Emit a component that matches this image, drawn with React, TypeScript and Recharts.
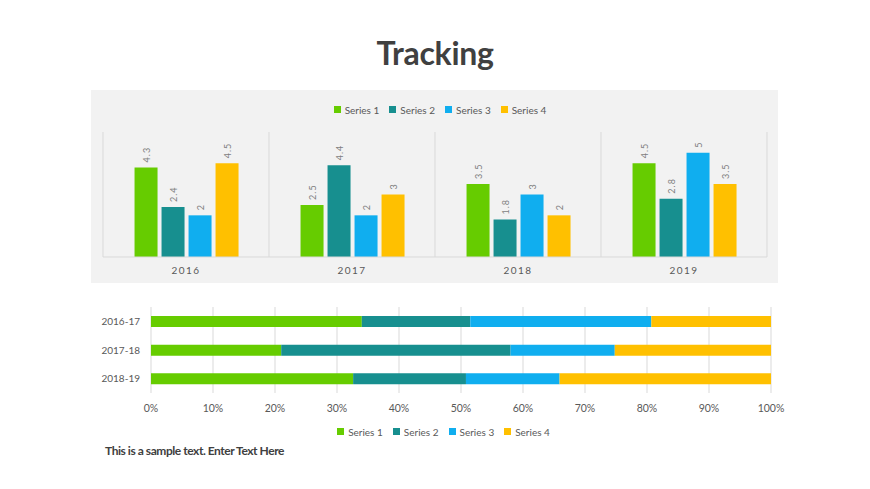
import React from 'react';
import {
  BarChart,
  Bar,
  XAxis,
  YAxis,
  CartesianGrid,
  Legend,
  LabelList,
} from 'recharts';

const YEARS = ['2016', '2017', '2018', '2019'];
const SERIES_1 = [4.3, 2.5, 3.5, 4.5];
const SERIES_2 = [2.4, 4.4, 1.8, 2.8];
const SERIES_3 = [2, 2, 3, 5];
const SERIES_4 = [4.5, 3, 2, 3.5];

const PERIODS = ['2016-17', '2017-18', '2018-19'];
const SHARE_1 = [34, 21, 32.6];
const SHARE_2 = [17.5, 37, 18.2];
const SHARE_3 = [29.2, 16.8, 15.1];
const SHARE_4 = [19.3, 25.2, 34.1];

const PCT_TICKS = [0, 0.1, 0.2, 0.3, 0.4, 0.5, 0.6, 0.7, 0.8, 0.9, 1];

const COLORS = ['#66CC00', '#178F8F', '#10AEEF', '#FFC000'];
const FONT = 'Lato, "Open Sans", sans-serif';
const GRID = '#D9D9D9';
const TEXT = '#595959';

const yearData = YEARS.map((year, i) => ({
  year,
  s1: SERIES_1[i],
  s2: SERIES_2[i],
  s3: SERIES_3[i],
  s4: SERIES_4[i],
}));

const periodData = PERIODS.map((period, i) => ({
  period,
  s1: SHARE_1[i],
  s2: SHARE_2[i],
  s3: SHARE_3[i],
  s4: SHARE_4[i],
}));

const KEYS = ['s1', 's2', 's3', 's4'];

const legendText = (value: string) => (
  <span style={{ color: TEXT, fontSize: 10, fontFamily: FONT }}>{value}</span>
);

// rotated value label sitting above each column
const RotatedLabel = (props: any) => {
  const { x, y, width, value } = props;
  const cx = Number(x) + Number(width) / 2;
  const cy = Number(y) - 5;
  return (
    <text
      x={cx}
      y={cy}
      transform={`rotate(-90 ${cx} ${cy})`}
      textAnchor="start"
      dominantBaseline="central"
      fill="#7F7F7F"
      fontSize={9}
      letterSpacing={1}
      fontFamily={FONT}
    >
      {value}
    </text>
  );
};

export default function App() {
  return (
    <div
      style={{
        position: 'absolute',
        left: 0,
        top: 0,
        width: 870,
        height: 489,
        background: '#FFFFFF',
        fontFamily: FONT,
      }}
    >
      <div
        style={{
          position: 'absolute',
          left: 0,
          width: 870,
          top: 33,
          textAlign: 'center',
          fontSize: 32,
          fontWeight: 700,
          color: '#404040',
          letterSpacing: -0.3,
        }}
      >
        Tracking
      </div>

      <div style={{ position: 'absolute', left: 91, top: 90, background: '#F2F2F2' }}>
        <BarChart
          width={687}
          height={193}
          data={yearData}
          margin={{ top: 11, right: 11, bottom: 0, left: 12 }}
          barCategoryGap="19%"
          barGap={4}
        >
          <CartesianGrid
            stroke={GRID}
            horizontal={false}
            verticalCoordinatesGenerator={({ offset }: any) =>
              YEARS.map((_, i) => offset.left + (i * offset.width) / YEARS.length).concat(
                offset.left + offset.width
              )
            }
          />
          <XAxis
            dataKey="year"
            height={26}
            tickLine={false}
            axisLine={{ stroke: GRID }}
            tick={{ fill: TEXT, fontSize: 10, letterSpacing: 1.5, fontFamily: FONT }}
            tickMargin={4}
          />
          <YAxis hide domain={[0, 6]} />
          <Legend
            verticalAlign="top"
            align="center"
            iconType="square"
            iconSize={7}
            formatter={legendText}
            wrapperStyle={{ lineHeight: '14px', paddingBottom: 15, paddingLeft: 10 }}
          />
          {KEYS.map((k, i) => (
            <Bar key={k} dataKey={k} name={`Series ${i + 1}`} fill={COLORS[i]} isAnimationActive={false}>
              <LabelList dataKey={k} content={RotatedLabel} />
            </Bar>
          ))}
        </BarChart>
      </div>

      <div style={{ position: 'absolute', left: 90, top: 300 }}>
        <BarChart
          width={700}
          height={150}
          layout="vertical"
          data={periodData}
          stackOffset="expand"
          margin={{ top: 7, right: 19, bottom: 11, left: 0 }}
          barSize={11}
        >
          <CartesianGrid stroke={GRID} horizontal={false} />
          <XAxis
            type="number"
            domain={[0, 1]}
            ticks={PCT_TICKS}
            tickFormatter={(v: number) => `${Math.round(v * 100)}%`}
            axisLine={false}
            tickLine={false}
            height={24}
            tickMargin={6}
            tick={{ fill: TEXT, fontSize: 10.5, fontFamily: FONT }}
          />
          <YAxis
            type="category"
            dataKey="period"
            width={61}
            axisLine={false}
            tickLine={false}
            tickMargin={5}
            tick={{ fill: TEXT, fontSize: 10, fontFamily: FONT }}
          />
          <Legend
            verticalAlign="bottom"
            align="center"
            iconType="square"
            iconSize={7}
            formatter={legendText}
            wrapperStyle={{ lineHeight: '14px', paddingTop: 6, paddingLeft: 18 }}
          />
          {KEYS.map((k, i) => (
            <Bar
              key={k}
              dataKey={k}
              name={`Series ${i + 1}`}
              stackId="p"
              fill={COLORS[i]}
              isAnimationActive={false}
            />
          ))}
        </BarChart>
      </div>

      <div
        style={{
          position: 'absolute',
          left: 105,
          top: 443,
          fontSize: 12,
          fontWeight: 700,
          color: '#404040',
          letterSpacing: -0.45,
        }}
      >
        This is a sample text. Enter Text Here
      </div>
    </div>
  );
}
··········
• _TASK DIRECTIONS_:
Extract, word for word, each line from the top of the data down to and including the line with "const KEYS = ['s1', 's2', 's3', 's4'];"; skip the pictures.

• _ANSWER TO THIS PROBLEM_:
Emit a component that matches this image, drawn with React, TypeScript and Recharts.
import React from 'react';
import {
  BarChart,
  Bar,
  XAxis,
  YAxis,
  CartesianGrid,
  Legend,
  LabelList,
} from 'recharts';

const YEARS = ['2016', '2017', '2018', '2019'];
const SERIES_1 = [4.3, 2.5, 3.5, 4.5];
const SERIES_2 = [2.4, 4.4, 1.8, 2.8];
const SERIES_3 = [2, 2, 3, 5];
const SERIES_4 = [4.5, 3, 2, 3.5];

const PERIODS = ['2016-17', '2017-18', '2018-19'];
const SHARE_1 = [34, 21, 32.6];
const SHARE_2 = [17.5, 37, 18.2];
const SHARE_3 = [29.2, 16.8, 15.1];
const SHARE_4 = [19.3, 25.2, 34.1];

const PCT_TICKS = [0, 0.1, 0.2, 0.3, 0.4, 0.5, 0.6, 0.7, 0.8, 0.9, 1];

const COLORS = ['#66CC00', '#178F8F', '#10AEEF', '#FFC000'];
const FONT = 'Lato, "Open Sans", sans-serif';
const GRID = '#D9D9D9';
const TEXT = '#595959';

const yearData = YEARS.map((year, i) => ({
  year,
  s1: SERIES_1[i],
  s2: SERIES_2[i],
  s3: SERIES_3[i],
  s4: SERIES_4[i],
}));

const periodData = PERIODS.map((period, i) => ({
  period,
  s1: SHARE_1[i],
  s2: SHARE_2[i],
  s3: SHARE_3[i],
  s4: SHARE_4[i],
}));

const KEYS = ['s1', 's2', 's3', 's4'];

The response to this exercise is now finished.